Die Pandemie schlägt auf die kollektive Psyche. Das bestätigt auch die neue Swiss Corona Stress Study der Universität Basel. Weniger bekannt: Eine Corona-Erkrankung in der Familie kann auch das Sozialverhalten negativ beeinflussen.
Eine Studie neu gedacht
Ursprünglich sollte die Lausanner Studie bei Jugendlichen das Verhalten in Netzwerken untersuchen, und wie Netzwerkverhalten ökonomische Entscheidungen beeinflusst.
Dann kam im Februar 2020 Corona – und die Forschenden erreichten für eine zweite Erhebung nur noch einen Bruchteil der Jugendlichen.

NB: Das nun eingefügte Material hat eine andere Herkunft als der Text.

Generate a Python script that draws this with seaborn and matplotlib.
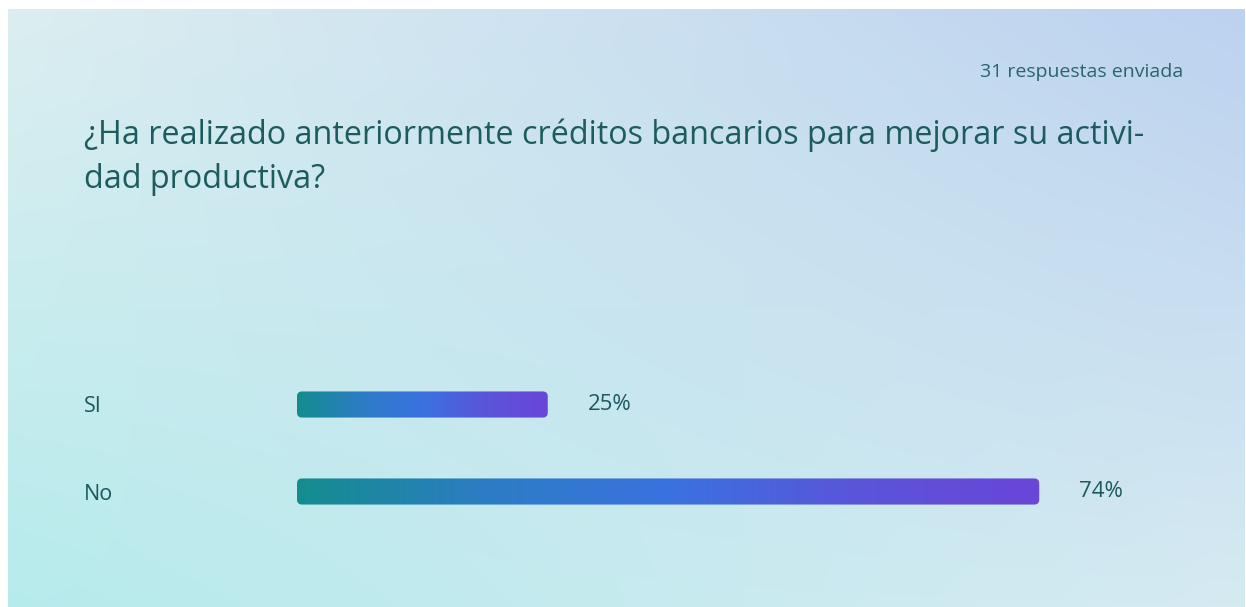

Daraus entstand eine neue Forschungsfrage: Inwiefern haben Corona-Erkrankungen in der Familie einen Einfluss auf das Verhalten der befragten Jugendlichen? Das Ergebnis verblüffte den Verhaltensökonom Matthias Sutter, Co-Autor der Studie.
Die Schere wird grösser
Eine Covid-Erkrankung verringert die Bereitschaft von Jugendlichen aus unterprivilegierten Familien, anderen Menschen zu vertrauen, mit ihnen zu kooperieren, ihnen zu helfen. Corona zeigt also einen negativen Einfluss auf die sogenannte Prosozialität.
Unterschiede in der Prosozialität zwischen besser und weniger gut gestellten Jugendlichen seien zwar nichts Neues, meint Matthias Sutter: «Das ist auch schon längst vor der aktuellen Pandemie nachgewiesen worden. Weil die Prosozialität für das Arbeitsleben später so wichtig ist, gibt es Überlegungen; wie kann man diese Schere schliessen?»
Doch Corona habe diese Bemühungen praktisch zunichtegemacht. Die Unterschiede in der Sozialität seien im Gegenteil aufs Dreifache angewachsen.
Das Misstrauen wächst
Die Effekte haben die Studienautoren experimentell gemessen. Zum Beispiel an der Frage, wie stark man anderen vertraut – mithilfe einer virtuellen Spielsituation: «Ich gebe jemand anderem etwas rüber, das wird verdoppelt und dieser kann etwas zurückgeben. Wenn ich nicht darauf vertraue, dass mir jemand auch mal einen Vertrauensvorschuss zurückzahlt, dann sollte ich gar nichts hergeben. Stattdessen sollte ich alles für mich behalten.»
Genau dies sei bei den sozial benachteiligten Jugendlichen passiert, so Matthias Sutter. Sie misstrauten den anderen. In den Versuchen waren sie auch kaum bereit, mit anderen zusammenzuarbeiten oder Geld zu spenden.
Die Pandemie geht schneller an die Existenz
Die Pandemie trifft Unterprivilegierte ohnehin stärker, etwa durch Arbeitslosigkeit oder fehlende Möglichkeiten zum Homeoffice. Doch diese Faktoren erklären das Ergebnis der Lausanner Studie nicht.
Es könnte eher an der Bedrohlichkeit von Covid-19 liegen, sagt Matthias Sutter. Bei weniger Privilegierten geht die Krankheit schneller an die Existenz.
«Wenn man mit so einer Gefahr konfrontiert ist, dann schaut man mehr auf sich selber, wie in unserer Studie, und vielleicht auch auf die Familie», vermutet Sutter. «Man gibt weniger ab, kooperiert weniger – und vor allem: Man ist weniger vertrauensvoll.»
Soft Skills für die Zukunft fehlen
Diese Verhaltensweisen treffen sehr wahrscheinlich auch auf die Erwachsenen zu, so der Verhaltensökonom. Die Leidtragenden der Pandemie seien vor allem die Jugendlichen. Soft Skills wie die Prosozialität seien für den weiteren Lebensweg sehr wichtig. Wenn diese bei Jugendlichen aus unteren Schichten beeinträchtigt würden, sei das besonders schlecht.
Matthias Sutter findet deshalb: Die Politik müsse bei den Pandemiemassnahmen auch langfristig denken und soziale Aspekte mitberücksichtigen. Sonst drohe ein Teil der Jugendlichen durch die Maschen zu fallen.